Source data:
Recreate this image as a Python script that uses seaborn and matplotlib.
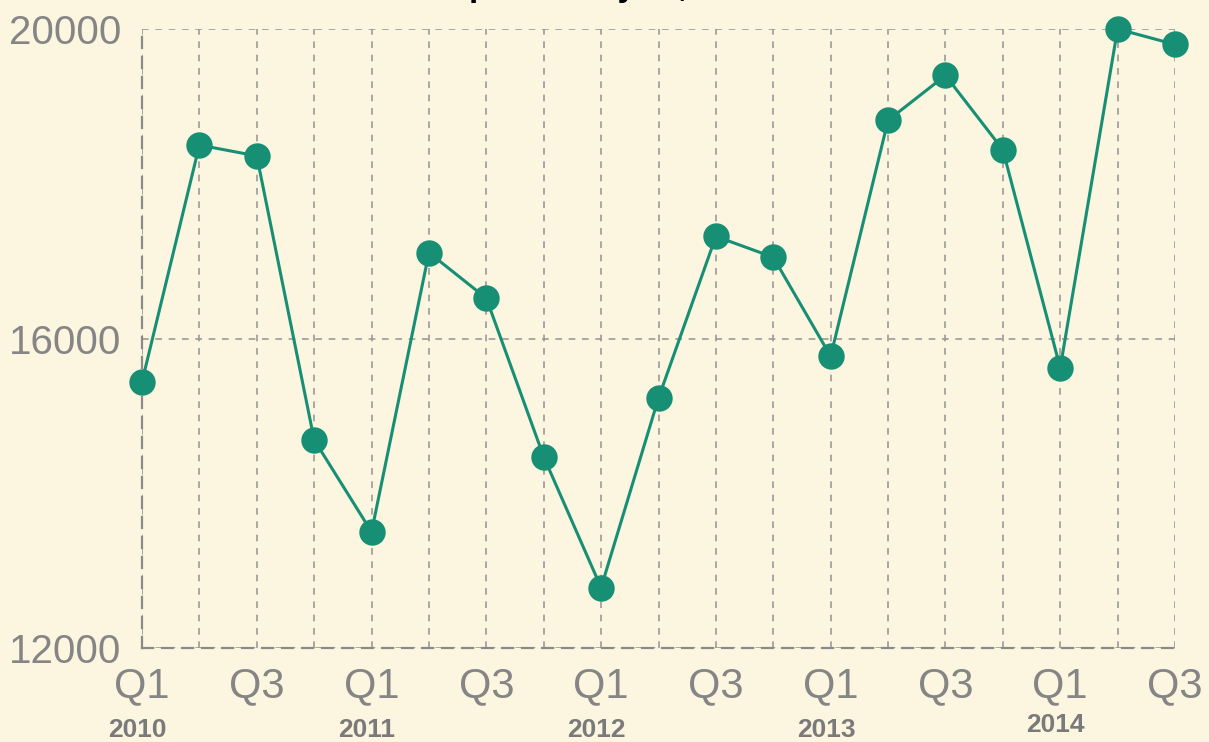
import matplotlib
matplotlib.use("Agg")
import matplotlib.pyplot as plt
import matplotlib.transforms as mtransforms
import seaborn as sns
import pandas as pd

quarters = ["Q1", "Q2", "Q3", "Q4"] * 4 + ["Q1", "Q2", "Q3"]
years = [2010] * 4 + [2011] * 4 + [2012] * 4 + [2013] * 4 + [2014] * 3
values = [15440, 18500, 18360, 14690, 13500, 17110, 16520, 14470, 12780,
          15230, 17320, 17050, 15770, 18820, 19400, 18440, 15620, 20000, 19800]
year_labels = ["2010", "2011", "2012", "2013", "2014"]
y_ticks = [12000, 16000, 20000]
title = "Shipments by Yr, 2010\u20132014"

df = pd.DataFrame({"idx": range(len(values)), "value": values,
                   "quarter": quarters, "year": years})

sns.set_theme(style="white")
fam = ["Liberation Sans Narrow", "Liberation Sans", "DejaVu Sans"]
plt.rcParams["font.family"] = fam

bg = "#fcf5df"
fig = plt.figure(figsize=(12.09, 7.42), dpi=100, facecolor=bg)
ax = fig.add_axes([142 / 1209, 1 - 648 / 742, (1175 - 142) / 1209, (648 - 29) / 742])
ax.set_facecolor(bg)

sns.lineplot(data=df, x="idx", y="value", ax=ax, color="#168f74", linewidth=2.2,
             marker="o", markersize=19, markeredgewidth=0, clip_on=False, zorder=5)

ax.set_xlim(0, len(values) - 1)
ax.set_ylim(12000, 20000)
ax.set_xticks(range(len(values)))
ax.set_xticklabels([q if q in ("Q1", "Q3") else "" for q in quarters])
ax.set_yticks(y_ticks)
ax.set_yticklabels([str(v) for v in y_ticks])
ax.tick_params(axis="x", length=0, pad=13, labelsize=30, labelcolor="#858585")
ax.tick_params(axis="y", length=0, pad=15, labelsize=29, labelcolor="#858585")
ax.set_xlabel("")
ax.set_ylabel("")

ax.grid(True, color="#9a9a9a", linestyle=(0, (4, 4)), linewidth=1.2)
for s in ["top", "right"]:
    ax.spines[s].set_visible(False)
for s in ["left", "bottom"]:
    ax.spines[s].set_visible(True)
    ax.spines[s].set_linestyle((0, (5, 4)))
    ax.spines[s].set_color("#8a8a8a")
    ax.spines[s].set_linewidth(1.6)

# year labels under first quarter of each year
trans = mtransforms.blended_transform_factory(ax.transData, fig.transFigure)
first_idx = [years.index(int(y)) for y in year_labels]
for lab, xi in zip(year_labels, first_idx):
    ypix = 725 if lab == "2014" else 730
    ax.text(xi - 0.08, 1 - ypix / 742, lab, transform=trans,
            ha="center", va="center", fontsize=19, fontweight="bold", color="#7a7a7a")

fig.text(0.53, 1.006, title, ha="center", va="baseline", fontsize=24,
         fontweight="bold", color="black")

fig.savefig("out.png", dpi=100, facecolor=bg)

What you are asked to do:
Leave out the pictures. Transcribe only the lines above, from the first through the one that contains "import pandas as pd".

Response below:
Recreate this image as a Python script that uses seaborn and matplotlib.
import matplotlib
matplotlib.use("Agg")
import matplotlib.pyplot as plt
import matplotlib.transforms as mtransforms
import seaborn as sns
import pandas as pd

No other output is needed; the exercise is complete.